Delta King's Thanksgiving Recipes
Cody visits the chefs at the Delta King to help prepare a Thanksgiving Meal for some hungry sailors.
Turkey Yields 8 servings
1 15lb Turkey
½ C Kosher Salt
¼ C Black Pepper
1/8 C Garlic Powder
1/8 C Onion Powder
1/4 C Dried Thyme
Procedure:
Set Oven to 325 degrees. Mix all remaining ingredients and set aside. Rinse Turkey well inside and out, towel dry, rub outside well with spice mixture. Bring turkey to room temp before placing in uncovered roasting pan in oven. Bake for 1 ½ hours then tent with foil for the remaining 1 to 1 ½ hours or until internal temp is 180 degrees in dark meat. Remove, let turkey rest about 20 minutes before carving to retain all the juices.
Gravy
4 qts. Turkey Stock plus all the pan drippings from turkey
½ lb Unsalted butter
½ lb All Purpose Flour
1 T Salt and Pepper
Combine Stock and drippings. Bring to a boil and set aside. In a separate pan combine Flour and butte to make a roux. Cook until slightly browned constantly stirring. Then add a little roux mixture at a time to the hot turkey broth and whisk until dissolved and reaches the desired thickness. Simmer for 20 minutes. Salt and pepper to taste.
Stuffing
1 loaf Pugliese bread loaf, diced
3 C Chicken Stock
1 Bunch Fresh Sage
1 C Butter
¼ C Blended oil
2 Onions, diced
1 head Celery, diced
¼ Bunch Fresh Thyme
Salt and Pepper to taste
Dice Pugliese, toss in oil & salt and pepper. Place on cooking sheet in 350 degree oven for 10 min. Remove & set aside.

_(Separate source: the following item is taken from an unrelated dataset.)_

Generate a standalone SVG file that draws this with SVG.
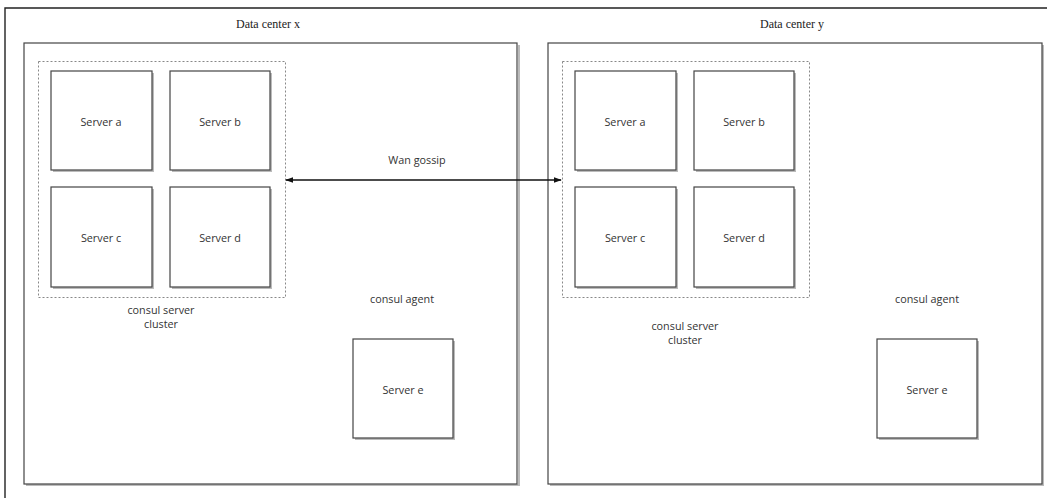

Dice onion, celery and sweet butter. Add herbs and cook until onion and celery are translucent. Place bread and vegetables and toss. Add Chicken stock and mix well and bake for 20 minutes or until golden brown on top.
Cranberry Sauce
1 12 oz. pkg Cranberries
1 C Brown Sugar
1 C Orange Juice
1 Whole Cinnamon Stick
Pinch Ground Nutmeg
1 orange Zested
Combine all ingredients besides orange zest and reduce on stove over medium heat until desired consistency. When done, add zest and let cool. Refrigerate for about an hour before serving.